JOB: Quote all of the data exactly as given. Skip every picture it contains.

RECORDS SHOWN:
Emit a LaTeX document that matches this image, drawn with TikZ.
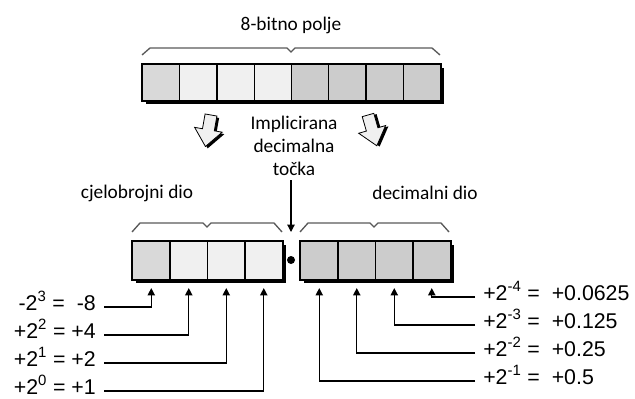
\documentclass[tikz,border=0pt]{standalone}
\usepackage{fontspec}
\setmainfont{Carlito}
\newfontfamily\arialfont{Liberation Sans}
\usetikzlibrary{arrows.meta,calc}

\definecolor{sivaA}{gray}{0.85}
\definecolor{sivaB}{gray}{0.94}
\definecolor{sivaC}{gray}{0.80}

\begin{document}
\begin{tikzpicture}[x=0.75pt,y=-0.75pt,
  celija/.style={draw,line width=0.8pt,minimum width=27.9pt,minimum height=27pt,inner sep=0pt,anchor=north west},
  celijad/.style={celija,minimum width=28.1pt,minimum height=28.5pt},
  zagrada/.style={draw=black!65,line width=1pt},
  strelica/.style={line width=0.9pt,-{Triangle[length=5.5pt,width=5.5pt]}},
  natpis/.style={font=\arialfont\fontsize{16}{18}\selectfont,inner xsep=6pt},
  tekst/.style={font=\fontsize{14.5}{17.25}\selectfont}]

\useasboundingbox (0,0) rectangle (635,399);

% gornje polje
\fill (146,68) rectangle (444,104);
\foreach \i/\b in {0/sivaA,1/sivaB,2/sivaB,3/sivaB,4/sivaC,5/sivaC,6/sivaC,7/sivaC}
  \node[celija,fill=\b] (g\i) at ({142+37.25*\i},64) {};
\draw[line width=1.2pt] (g0.north west) rectangle (g7.south east);
\draw[zagrada] (142,55) -- (150,48) -- (287,48) -- (291,52) -- (295,48) -- (432,48) -- (440,55);
\node[tekst] (naslov) at (291,25) {8-bitno polje};

% donja polja
\fill (136,245) rectangle (286,283);
\fill (304,245) rectangle (454,283);
\foreach \i/\b in {0/sivaA,1/sivaB,2/sivaB,3/sivaB}
  \node[celijad,fill=\b] (d\i) at ({132+37.5*\i},241) {};
\foreach \i in {0,...,3}
  \node[celijad,fill=sivaC] (e\i) at ({300+37.5*\i},241) {};
\draw[line width=1.2pt] (d0.north west) rectangle (d3.south east);
\draw[line width=1.2pt] (e0.north west) rectangle (e3.south east);
\draw[zagrada] (132,232) -- (140,223) -- (203,223) -- (207,227) -- (211,223) -- (274,223) -- (282,232);
\draw[zagrada] (300,232) -- (308,223) -- (370,223) -- (374,227) -- (378,223) -- (441,223) -- (449,232);
\node[circle,fill,inner sep=0pt,minimum size=6pt] (tocka) at (291,260) {};

% velike strelice
\foreach \x/\k in {211/-10,368/16} {
  \begin{scope}[shift={(\x,115)},rotate=\k]
    \fill (-3.5,1.5) -- (8.5,1.5) -- (8.5,16.5) -- (16.5,16.5) -- (2.5,33.5) -- (-11.5,16.5) -- (-3.5,16.5) -- cycle;
    \draw[line width=0.6pt,fill=gray!12] (-6,0) -- (6,0) -- (6,15) -- (14,15) -- (0,32) -- (-14,15) -- (-6,15) -- cycle;
  \end{scope}
}

\node[tekst,align=center] (impl) at (294,146) {Implicirana\\decimalna\\točka};
\node[tekst] (cjeli) at (137,193) {cjelobrojni dio};
\node[tekst] (decim) at (425,193) {decimalni dio};
\coordinate (vrh) at (291,232);
\draw[strelica] (impl.south -| vrh) -- (vrh);

% tezine bitova
\foreach \i/\y/\t in {0/307/{-2\textsuperscript{3} = \ -8},1/335/{+2\textsuperscript{2} = +4},2/363/{+2\textsuperscript{1} = +2},3/391/{+2\textsuperscript{0} = +1}} {
  \node[natpis,anchor=mid east] (l\i) at (104,\y) {\t};
  \draw[strelica] (l\i.mid east) -| ($(d\i.south)+(0,8)$);
}
\foreach \i/\y/\t in {3/297/{+2\textsuperscript{-4} = \ +0.0625},2/325/{+2\textsuperscript{-3} = \ +0.125},1/353/{+2\textsuperscript{-2} = \ +0.25},0/381/{+2\textsuperscript{-1} = \ +0.5}} {
  \node[natpis,anchor=mid west] (r\i) at (475,\y) {\t};
  \draw[strelica] (r\i.mid west) -| ($(e\i.south)+(0,8)$);
}
\end{tikzpicture}
\end{document}
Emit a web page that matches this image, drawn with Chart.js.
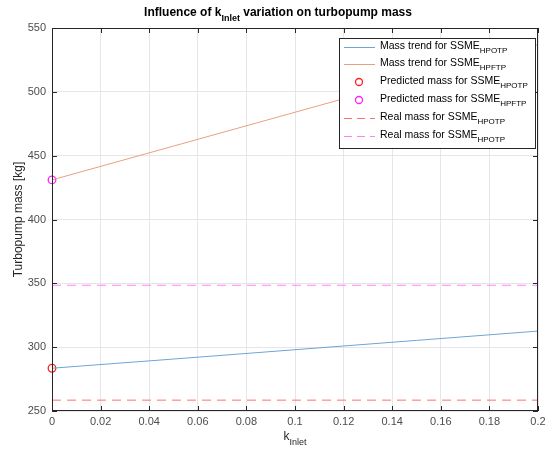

RESPONSE:
Emit a LaTeX document that matches this image, drawn with TikZ.
\documentclass[tikz,border=0pt]{standalone}
\usepackage{fontspec}
\setmainfont{Carlito}
\newfontfamily\arialfont{Liberation Sans}
\usetikzlibrary{arrows.meta,calc}

\definecolor{sivaA}{gray}{0.85}
\definecolor{sivaB}{gray}{0.94}
\definecolor{sivaC}{gray}{0.80}

\begin{document}
\begin{tikzpicture}[x=0.75pt,y=-0.75pt,
  celija/.style={draw,line width=0.8pt,minimum width=27.9pt,minimum height=27pt,inner sep=0pt,anchor=north west},
  celijad/.style={celija,minimum width=28.1pt,minimum height=28.5pt},
  zagrada/.style={draw=black!65,line width=1pt},
  strelica/.style={line width=0.9pt,-{Triangle[length=5.5pt,width=5.5pt]}},
  natpis/.style={font=\arialfont\fontsize{16}{18}\selectfont,inner xsep=6pt},
  tekst/.style={font=\fontsize{14.5}{17.25}\selectfont}]

\useasboundingbox (0,0) rectangle (635,399);

% gornje polje
\fill (146,68) rectangle (444,104);
\foreach \i/\b in {0/sivaA,1/sivaB,2/sivaB,3/sivaB,4/sivaC,5/sivaC,6/sivaC,7/sivaC}
  \node[celija,fill=\b] (g\i) at ({142+37.25*\i},64) {};
\draw[line width=1.2pt] (g0.north west) rectangle (g7.south east);
\draw[zagrada] (142,55) -- (150,48) -- (287,48) -- (291,52) -- (295,48) -- (432,48) -- (440,55);
\node[tekst] (naslov) at (291,25) {8-bitno polje};

% donja polja
\fill (136,245) rectangle (286,283);
\fill (304,245) rectangle (454,283);
\foreach \i/\b in {0/sivaA,1/sivaB,2/sivaB,3/sivaB}
  \node[celijad,fill=\b] (d\i) at ({132+37.5*\i},241) {};
\foreach \i in {0,...,3}
  \node[celijad,fill=sivaC] (e\i) at ({300+37.5*\i},241) {};
\draw[line width=1.2pt] (d0.north west) rectangle (d3.south east);
\draw[line width=1.2pt] (e0.north west) rectangle (e3.south east);
\draw[zagrada] (132,232) -- (140,223) -- (203,223) -- (207,227) -- (211,223) -- (274,223) -- (282,232);
\draw[zagrada] (300,232) -- (308,223) -- (370,223) -- (374,227) -- (378,223) -- (441,223) -- (449,232);
\node[circle,fill,inner sep=0pt,minimum size=6pt] (tocka) at (291,260) {};

% velike strelice
\foreach \x/\k in {211/-10,368/16} {
  \begin{scope}[shift={(\x,115)},rotate=\k]
    \fill (-3.5,1.5) -- (8.5,1.5) -- (8.5,16.5) -- (16.5,16.5) -- (2.5,33.5) -- (-11.5,16.5) -- (-3.5,16.5) -- cycle;
    \draw[line width=0.6pt,fill=gray!12] (-6,0) -- (6,0) -- (6,15) -- (14,15) -- (0,32) -- (-14,15) -- (-6,15) -- cycle;
  \end{scope}
}

\node[tekst,align=center] (impl) at (294,146) {Implicirana\\decimalna\\točka};
\node[tekst] (cjeli) at (137,193) {cjelobrojni dio};
\node[tekst] (decim) at (425,193) {decimalni dio};
\coordinate (vrh) at (291,232);
\draw[strelica] (impl.south -| vrh) -- (vrh);

% tezine bitova
\foreach \i/\y/\t in {0/307/{-2\textsuperscript{3} = \ -8},1/335/{+2\textsuperscript{2} = +4},2/363/{+2\textsuperscript{1} = +2},3/391/{+2\textsuperscript{0} = +1}} {
  \node[natpis,anchor=mid east] (l\i) at (104,\y) {\t};
  \draw[strelica] (l\i.mid east) -| ($(d\i.south)+(0,8)$);
}
\foreach \i/\y/\t in {3/297/{+2\textsuperscript{-4} = \ +0.0625},2/325/{+2\textsuperscript{-3} = \ +0.125},1/353/{+2\textsuperscript{-2} = \ +0.25},0/381/{+2\textsuperscript{-1} = \ +0.5}} {
  \node[natpis,anchor=mid west] (r\i) at (475,\y) {\t};
  \draw[strelica] (r\i.mid west) -| ($(e\i.south)+(0,8)$);
}
\end{tikzpicture}
\end{document}
Emit a web page that matches this image, drawn with Chart.js.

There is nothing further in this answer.